(What you are asked to do): Show all lines from the listing below that contain "drawn".

(Records shown):
= = = = = = =

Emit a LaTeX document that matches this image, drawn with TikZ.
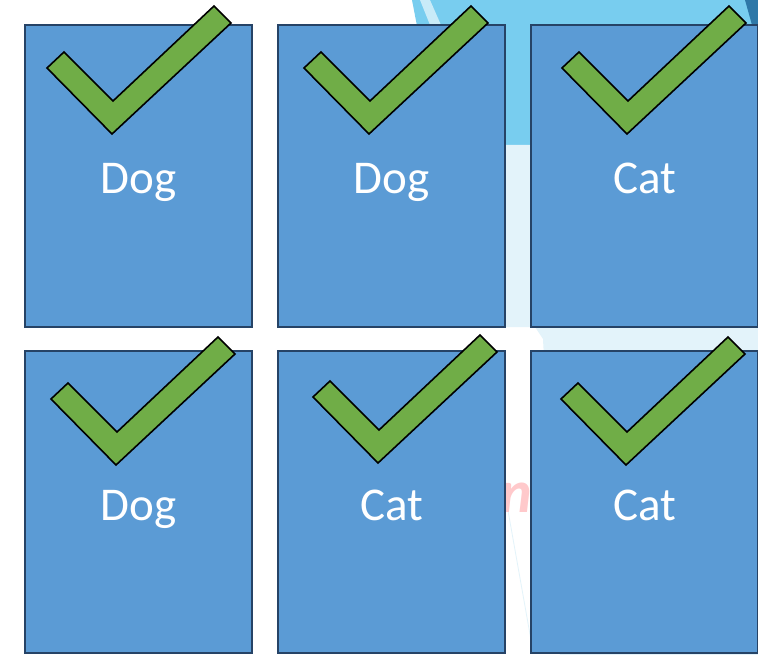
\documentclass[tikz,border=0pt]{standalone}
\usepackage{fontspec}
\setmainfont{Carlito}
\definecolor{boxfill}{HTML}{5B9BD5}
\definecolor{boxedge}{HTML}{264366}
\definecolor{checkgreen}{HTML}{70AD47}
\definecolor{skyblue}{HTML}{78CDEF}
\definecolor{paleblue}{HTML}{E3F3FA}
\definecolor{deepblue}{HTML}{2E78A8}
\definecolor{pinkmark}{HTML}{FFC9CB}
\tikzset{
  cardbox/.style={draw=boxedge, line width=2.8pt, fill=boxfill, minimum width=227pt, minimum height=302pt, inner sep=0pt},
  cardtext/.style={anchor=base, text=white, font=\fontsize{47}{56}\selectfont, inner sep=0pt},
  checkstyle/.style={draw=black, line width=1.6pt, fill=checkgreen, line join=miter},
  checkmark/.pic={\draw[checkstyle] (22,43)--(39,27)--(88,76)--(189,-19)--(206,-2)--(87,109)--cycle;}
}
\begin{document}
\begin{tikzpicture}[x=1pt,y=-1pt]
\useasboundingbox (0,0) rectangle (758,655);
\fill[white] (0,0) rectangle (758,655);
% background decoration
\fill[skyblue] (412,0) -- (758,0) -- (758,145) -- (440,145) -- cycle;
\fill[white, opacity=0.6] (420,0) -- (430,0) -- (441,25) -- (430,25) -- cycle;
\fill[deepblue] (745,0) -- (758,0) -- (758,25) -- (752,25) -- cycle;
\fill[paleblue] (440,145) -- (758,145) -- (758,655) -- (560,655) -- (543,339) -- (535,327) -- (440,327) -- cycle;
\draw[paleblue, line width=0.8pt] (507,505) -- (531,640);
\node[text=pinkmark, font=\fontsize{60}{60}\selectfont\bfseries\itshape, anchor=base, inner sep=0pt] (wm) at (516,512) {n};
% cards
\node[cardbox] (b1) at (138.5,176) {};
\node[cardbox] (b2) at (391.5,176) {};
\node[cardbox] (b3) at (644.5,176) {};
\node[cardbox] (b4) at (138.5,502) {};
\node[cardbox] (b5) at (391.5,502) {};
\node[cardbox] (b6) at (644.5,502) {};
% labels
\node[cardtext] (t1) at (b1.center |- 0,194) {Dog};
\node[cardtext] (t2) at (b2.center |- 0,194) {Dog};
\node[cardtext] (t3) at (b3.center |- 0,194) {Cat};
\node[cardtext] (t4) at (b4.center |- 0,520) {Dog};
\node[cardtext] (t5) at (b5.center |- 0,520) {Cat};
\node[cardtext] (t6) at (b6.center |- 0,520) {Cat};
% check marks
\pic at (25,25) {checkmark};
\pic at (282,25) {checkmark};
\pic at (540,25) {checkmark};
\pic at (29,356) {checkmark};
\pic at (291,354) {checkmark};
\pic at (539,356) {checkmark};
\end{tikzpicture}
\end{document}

= = = = = = =

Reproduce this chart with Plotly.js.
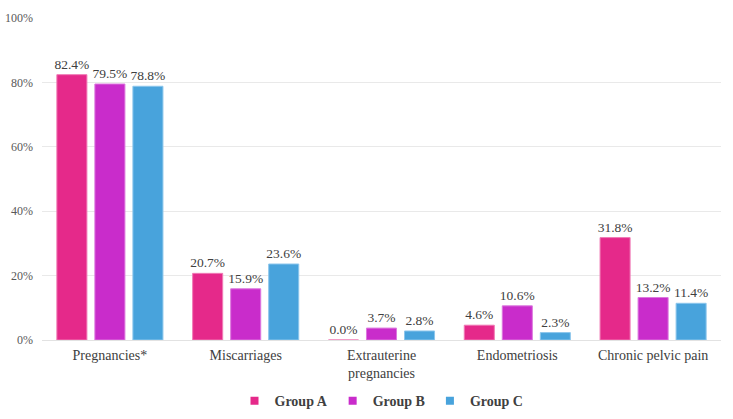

= = = = = = =

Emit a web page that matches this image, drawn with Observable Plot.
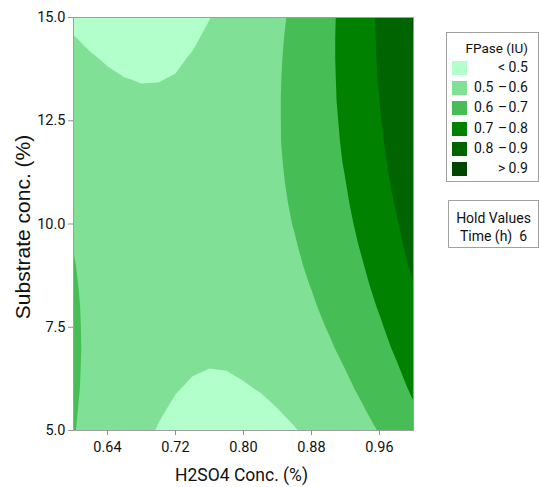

= = = = = = =

(Exercise output):
Emit a LaTeX document that matches this image, drawn with TikZ.
Emit a web page that matches this image, drawn with Observable Plot.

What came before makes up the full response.